For one more example, let’s look at my scanner. It’s a CanoScan LiDE-50. It used to be completely unsupported under Linux, but it works now. However, it works like shit. Under Windows it scans very quickly, under Linux it scans slowly. Also, there are four buttons on the face of the scanner. Under Windows these buttons allow launching of the scanner application, or even taking the current scan and directly attaching it to an e-mail. Under Linux these buttons are unavailable. Sure, it’s nice that the scanner works, but the fact that it works worse than it does in Windows is not going to give someone a reason to switch. What we need to strive for is making the scanner work better in Linux than it does anywhere else. Not only should it scan at the proper speed, but perhaps the functionality of the buttons could be customizable by the user. Perhaps some open source scanning application could find some new and intuitive uses for those buttons and make Linux superior to Windows in even more ways.
When people try out Linux, they don’t care just that their hardware works. Even if Linux hardware support were exactly the same as Windows hardware support, many people would not switch. They have no reason to switch, because there is no advantage. However, if Linux actually supported the hardware better than Windows did, that would be something. Imagine someone putting in a LiveCD to find that their scanner scans faster. Imagine someone finding out that with Linux they can use the g-force sensor in their laptop as a theft alarm. What attracts most average people to Linux in the first place is its superior performance, stability, and security. However, those advantages will be overshadowed if someone finds out that they can’t do everything they used to do with the exact same hardware.
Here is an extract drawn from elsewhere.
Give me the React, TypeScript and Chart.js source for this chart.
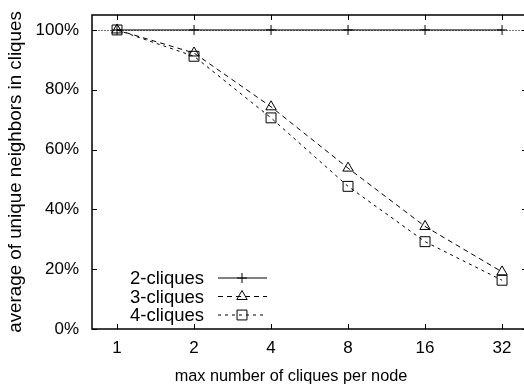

I want to conclude by clarifying that I am well aware that not all of these unsupported hardware problems are a result of incomplete kernel drivers. Many of these problems should be solved in userspace in one way or another. That is all irrelevant. What is important is that when you have a piece of hardware primarily designed to do function X, but capable of Y and Z, you can’t support just feature X and consider that to be satisfactory. Unless every single feature of a given piece of hardware is pushed to the absolute limit by the software, then the user is not getting everything they have paid for in that hardware. The failure to implement features Y and Z is keeping Linux back these days much more so than the failure to implement X. If there are Linux developers out there looking for things to work on, go back and take another look at hardware which is currently considered to be supported, and make sure that every single feature is supported 100%. If not, you’ve got some work to do.